• WRITTEN REQUEST: Skip every image and restate the data word for word.

• SOURCE EXCERPT:
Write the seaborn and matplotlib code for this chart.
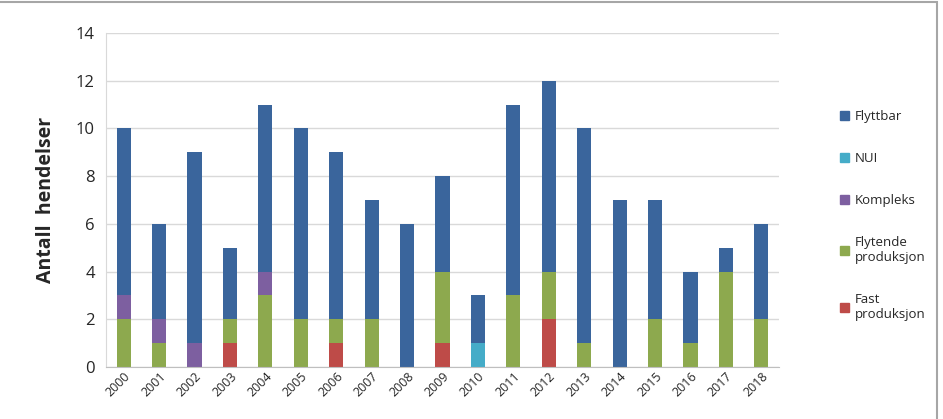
import matplotlib
matplotlib.use("Agg")
import matplotlib.pyplot as plt
import matplotlib.patches as mpatches
import seaborn as sns
import numpy as np

years = [str(y) for y in range(2000, 2019)]
fast = [0, 0, 0, 1, 0, 0, 1, 0, 0, 1, 0, 0, 2, 0, 0, 0, 0, 0, 0]
flytende = [2, 1, 0, 1, 3, 2, 1, 2, 0, 3, 0, 3, 2, 1, 0, 2, 1, 4, 2]
kompleks = [1, 1, 1, 0, 1, 0, 0, 0, 0, 0, 0, 0, 0, 0, 0, 0, 0, 0, 0]
nui = [0, 0, 0, 0, 0, 0, 0, 0, 0, 0, 1, 0, 0, 0, 0, 0, 0, 0, 0]
flyttbar = [7, 4, 8, 3, 7, 8, 7, 5, 6, 4, 2, 8, 8, 9, 7, 5, 3, 1, 4]

series = [
    ("Fast\nproduksjon", fast, "#BE4B48"),
    ("Flytende\nproduksjon", flytende, "#8DA94E"),
    ("Kompleks", kompleks, "#7D5FA0"),
    ("NUI", nui, "#45ACC8"),
    ("Flyttbar", flyttbar, "#3A659C"),
]

sns.set_style("white")
plt.rcParams['font.family'] = ['Open Sans', 'DejaVu Sans']

fig = plt.figure(figsize=(9.43, 4.19), dpi=100)
ax = fig.add_axes([106/943, 52/419, (779-106)/943, (367-33)/419])

bottom = np.zeros(len(years))
for name, vals, col in series:
    sns.barplot(x=years, y=vals, bottom=bottom, color=col, width=0.4,
                ax=ax, linewidth=0, saturation=1, errorbar=None)
    bottom = bottom + np.array(vals)

ax.set_ylim(0, 14)
ax.set_xlim(-0.5, len(years) - 0.5)
ax.set_yticks(range(0, 15, 2))
ax.yaxis.grid(True, color="#D9D9D9", linewidth=1)
ax.set_axisbelow(True)
for s in ["top", "right"]:
    ax.spines[s].set_visible(False)
ax.spines["left"].set_color("#D9D9D9")
ax.spines["bottom"].set_color("#BFBFBF")
ax.tick_params(axis="y", length=0, labelsize=12, colors="#262626", pad=8)
ax.tick_params(axis="x", length=0, labelsize=9, colors="#262626", pad=2)
ax.set_xticks(range(len(years)))
ax.set_xticklabels(years, rotation=45, ha="right", rotation_mode="anchor")
# minor ticks between categories
ax.set_xticks(np.arange(-0.5, len(years), 1), minor=True)
ax.tick_params(axis="x", which="minor", length=4, color="#BFBFBF", direction="out")
ax.set_xlabel("")
ax.set_ylabel("Antall  hendelser", fontsize=14, fontweight="bold", labelpad=14)

handles = [mpatches.Patch(color=c, label=n) for n, v, c in reversed(series)]
fig.legend(handles=handles, loc="upper left", bbox_to_anchor=(828/943, 1 - 98/419),
           frameon=False, fontsize=9.5, handlelength=0.7, handleheight=0.7,
           handletextpad=0.4, labelspacing=2.2)

border = mpatches.Rectangle((-0.01, -0.01), 937/943 + 0.01, 1 - 1.5/419 + 0.01,
                            transform=fig.transFigure, fill=False,
                            edgecolor="#A6A6A6", linewidth=1.5)
fig.patches.append(border)

fig.savefig("out.png", dpi=100)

• RESULT:
Write the seaborn and matplotlib code for this chart.
import matplotlib
matplotlib.use("Agg")
import matplotlib.pyplot as plt
import matplotlib.patches as mpatches
import seaborn as sns
import numpy as np

years = [str(y) for y in range(2000, 2019)]
fast = [0, 0, 0, 1, 0, 0, 1, 0, 0, 1, 0, 0, 2, 0, 0, 0, 0, 0, 0]
flytende = [2, 1, 0, 1, 3, 2, 1, 2, 0, 3, 0, 3, 2, 1, 0, 2, 1, 4, 2]
kompleks = [1, 1, 1, 0, 1, 0, 0, 0, 0, 0, 0, 0, 0, 0, 0, 0, 0, 0, 0]
nui = [0, 0, 0, 0, 0, 0, 0, 0, 0, 0, 1, 0, 0, 0, 0, 0, 0, 0, 0]
flyttbar = [7, 4, 8, 3, 7, 8, 7, 5, 6, 4, 2, 8, 8, 9, 7, 5, 3, 1, 4]

series = [
    ("Fast\nproduksjon", fast, "#BE4B48"),
    ("Flytende\nproduksjon", flytende, "#8DA94E"),
    ("Kompleks", kompleks, "#7D5FA0"),
    ("NUI", nui, "#45ACC8"),
    ("Flyttbar", flyttbar, "#3A659C"),
]

sns.set_style("white")
plt.rcParams['font.family'] = ['Open Sans', 'DejaVu Sans']

fig = plt.figure(figsize=(9.43, 4.19), dpi=100)
ax = fig.add_axes([106/943, 52/419, (779-106)/943, (367-33)/419])

bottom = np.zeros(len(years))
for name, vals, col in series:
    sns.barplot(x=years, y=vals, bottom=bottom, color=col, width=0.4,
                ax=ax, linewidth=0, saturation=1, errorbar=None)
    bottom = bottom + np.array(vals)

ax.set_ylim(0, 14)
ax.set_xlim(-0.5, len(years) - 0.5)
ax.set_yticks(range(0, 15, 2))
ax.yaxis.grid(True, color="#D9D9D9", linewidth=1)
ax.set_axisbelow(True)
for s in ["top", "right"]:
    ax.spines[s].set_visible(False)
ax.spines["left"].set_color("#D9D9D9")
ax.spines["bottom"].set_color("#BFBFBF")
ax.tick_params(axis="y", length=0, labelsize=12, colors="#262626", pad=8)
ax.tick_params(axis="x", length=0, labelsize=9, colors="#262626", pad=2)
ax.set_xticks(range(len(years)))
ax.set_xticklabels(years, rotation=45, ha="right", rotation_mode="anchor")
# minor ticks between categories
ax.set_xticks(np.arange(-0.5, len(years), 1), minor=True)
ax.tick_params(axis="x", which="minor", length=4, color="#BFBFBF", direction="out")
ax.set_xlabel("")
ax.set_ylabel("Antall  hendelser", fontsize=14, fontweight="bold", labelpad=14)

handles = [mpatches.Patch(color=c, label=n) for n, v, c in reversed(series)]
fig.legend(handles=handles, loc="upper left", bbox_to_anchor=(828/943, 1 - 98/419),
           frameon=False, fontsize=9.5, handlelength=0.7, handleheight=0.7,
           handletextpad=0.4, labelspacing=2.2)

border = mpatches.Rectangle((-0.01, -0.01), 937/943 + 0.01, 1 - 1.5/419 + 0.01,
                            transform=fig.transFigure, fill=False,
                            edgecolor="#A6A6A6", linewidth=1.5)
fig.patches.append(border)

fig.savefig("out.png", dpi=100)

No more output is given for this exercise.